Computer Science Thesis Oral
- Newell-Simon Hall
- BRUNO VAVALA
- Ph.D Student
- Computer Science Department
- Carnegie Mellon University
Secure Large-Scale Outsourced Services Founded on Trustworthy Code Executions Abstract:
The Cloud Computing model has incentivized companies to outsource services to third-party providers. Service owners can use third-party computational, storage and network resources while avoiding the cost of acquiring an IT infrastructure. However, they have to rely on the trustworthiness of the third-party providers, who ultimately need to guarantee that the services run as intended.
This thesis shows how to secure the execution of large-scale services. From the perspective of a client that sends a request and receives a response, trust can be established by verifying a small proof of correct execution that is attached to the result. On the remote provider’s platform, a small trusted computing base enables the secure execution of generic services composed of a large source code and/or working on large data sets, using an abstraction layer that is implementable on diverse trusted hardware architectures.
Our small TCB implements three orthogonal techniques that are the core contributions of this thesis. The first one targets the identification (and the execution) of only the part of code that is necessary to fulfill a client’s request. This allows an increase both in security and efficiency by leaving any code that is not required to run the service outside the execution environment. The second contribution enables terabyte-scale data processing by means of a secure in-memory data handling mechanism. This allows a service to retrieve data that is validated on access and before use. Notably, data I/O is performed using virtual memory mechanisms that do not require any system call from the trusted execution environment, thereby reducing the attack surface.

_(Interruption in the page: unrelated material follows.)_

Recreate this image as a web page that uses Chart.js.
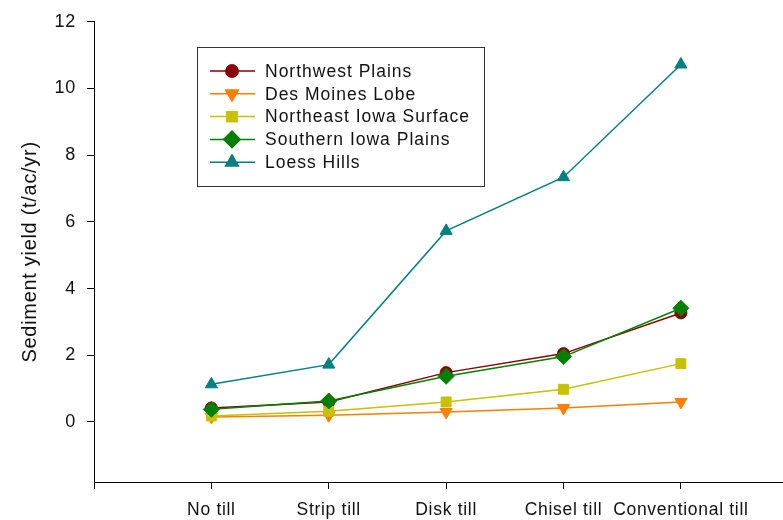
<!DOCTYPE html>
<html>
<head>
<meta charset="utf-8">
<script src="https://cdn.jsdelivr.net/npm/chart.js@4.4.0/dist/chart.umd.min.js"></script>
<style>
  html, body { margin: 0; padding: 0; background: #fff; overflow: hidden; }
  #wrap { width: 783px; height: 520px; overflow: hidden; }
</style>
</head>
<body>
<div id="wrap"><canvas id="lineChart" width="792" height="520"></canvas></div>
<script>
// tillage systems along the x axis
const categories = ['No till', 'Strip till', 'Disk till', 'Chisel till', 'Conventional till'];

// sediment yield, t/ac/yr
const northwestPlains = [0.42, 0.60, 1.48, 2.05, 3.27];
const desMoinesLobe = [0.15, 0.20, 0.30, 0.42, 0.60];
const northeastIowa = [0.18, 0.32, 0.60, 0.98, 1.75];
const southernIowa = [0.38, 0.63, 1.37, 1.96, 3.41];
const loessHills = [1.13, 1.72, 5.73, 7.34, 10.72];

const yTicks = [0, 2, 4, 6, 8, 10, 12];

const font = "'Liberation Sans', Arial, sans-serif";

function toPoints(values) {
    return values.map((v, i) => ({ x: i, y: v }));
}

function series(label, values, color, style, radius, rotation, order) {
    return {
        label: label,
        data: toPoints(values),
        borderColor: color,
        backgroundColor: color,
        pointBackgroundColor: color,
        pointBorderColor: color,
        borderWidth: 1.5,
        pointStyle: style,
        pointRadius: radius,
        pointHoverRadius: radius,
        pointRotation: rotation,
        pointBorderWidth: 1,
        order: order
    };
}

// the reference text is set a bit wider than Liberation Sans
const wideText = {
    id: 'wideText',
    beforeDraw(chart) {
        chart.ctx.letterSpacing = '0.7px';
    }
};

// legend drawn inside the plot, in a box
const boxLegend = {
    id: 'boxLegend',
    afterDraw(chart) {
        const ctx = chart.ctx;
        const x0 = 197, y0 = 47, w = 287, h = 139;
        ctx.save();
        ctx.strokeStyle = '#333';
        ctx.lineWidth = 1;
        ctx.strokeRect(x0 + 0.5, y0 + 0.5, w, h);
        ctx.font = '17.5px ' + font;
        ctx.letterSpacing = '1px';
        ctx.textBaseline = 'middle';
        chart.data.datasets.forEach((ds, i) => {
            const y = 71 + i * 22.8;
            ctx.strokeStyle = ds.borderColor;
            ctx.lineWidth = 1.5;
            ctx.beginPath();
            ctx.moveTo(210, y);
            ctx.lineTo(255, y);
            ctx.stroke();
            Chart.helpers.drawPoint(ctx, {
                pointStyle: ds.pointStyle,
                radius: ds.pointRadius,
                rotation: ds.pointRotation,
                borderWidth: 1
            }, 232, y);
            ctx.fillStyle = ds.borderColor;
            ctx.strokeStyle = ds.borderColor;
            ctx.fill();
            ctx.stroke();
            ctx.fillStyle = '#111';
            ctx.fillText(ds.label, 265, y + 1);
        });
        ctx.restore();
    }
};

const ctx = document.getElementById('lineChart');

window.chart = new Chart(ctx, {
    type: 'line',
    data: {
        datasets: [
            series('Northwest Plains', northwestPlains, '#8b0000', 'circle', 6, 0, 4),
            series('Des Moines Lobe', desMoinesLobe, '#ff7f00', 'triangle', 7, 180, 3),
            series('Northeast Iowa Surface', northeastIowa, '#c8c000', 'rect', 7, 0, 2),
            series('Southern Iowa Plains', southernIowa, '#008000', 'rectRot', 8, 0, 1),
            series('Loess Hills', loessHills, '#008080', 'triangle', 7, 0, 0)
        ]
    },
    options: {
        responsive: false,
        animation: false,
        layout: { padding: { top: 17, right: 0, left: 0, bottom: 0 } },
        plugins: {
            legend: { display: false },
            tooltip: { enabled: false }
        },
        scales: {
            x: {
                type: 'linear',
                min: -1,
                max: 4.87,
                afterBuildTicks: (scale) => {
                    scale.ticks = [-1, 0, 1, 2, 3, 4].map(v => ({ value: v }));
                },
                afterFit: (scale) => {
                    scale.height = 38;
                    scale.paddingLeft = 0;
                    scale.paddingRight = 0;
                },
                grid: { drawOnChartArea: false, drawTicks: true, tickLength: 7, color: '#000' },
                border: { display: true, color: '#000', width: 1 },
                ticks: {
                    autoSkip: false,
                    maxRotation: 0,
                    padding: 11,
                    color: '#111',
                    font: { family: font, size: 17.5 },
                    callback: (v) => (v >= 0 && v < categories.length) ? categories[v] : ''
                }
            },
            y: {
                min: -1.8,
                max: 12,
                afterBuildTicks: (scale) => {
                    scale.ticks = yTicks.map(v => ({ value: v }));
                },
                afterFit: (scale) => { scale.width = 94; },
                grid: { drawOnChartArea: false, drawTicks: true, tickLength: 7, color: '#000' },
                border: { display: true, color: '#000', width: 1 },
                ticks: {
                    padding: 11,
                    color: '#111',
                    font: { family: font, size: 18 }
                },
                title: {
                    display: true,
                    text: 'Sediment yield (t/ac/yr)',
                    color: '#111',
                    font: { family: font, size: 20 },
                    padding: { top: 18, bottom: 0 }
                }
            }
        }
    },
    plugins: [wideText, boxLegend]
});
</script>
</body>
</html>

The third contribution is a novel fully-passive secure replication scheme that is tolerant to software attacks. Fault-tolerance delivers availability guarantees to clients, while passive replication allows for computationally efficient processing. Interestingly, all of our techniques are based on the same abstraction layer of the trusted hardware. In addition, our implementation and experimental evaluation demonstrate the practicality of these approaches.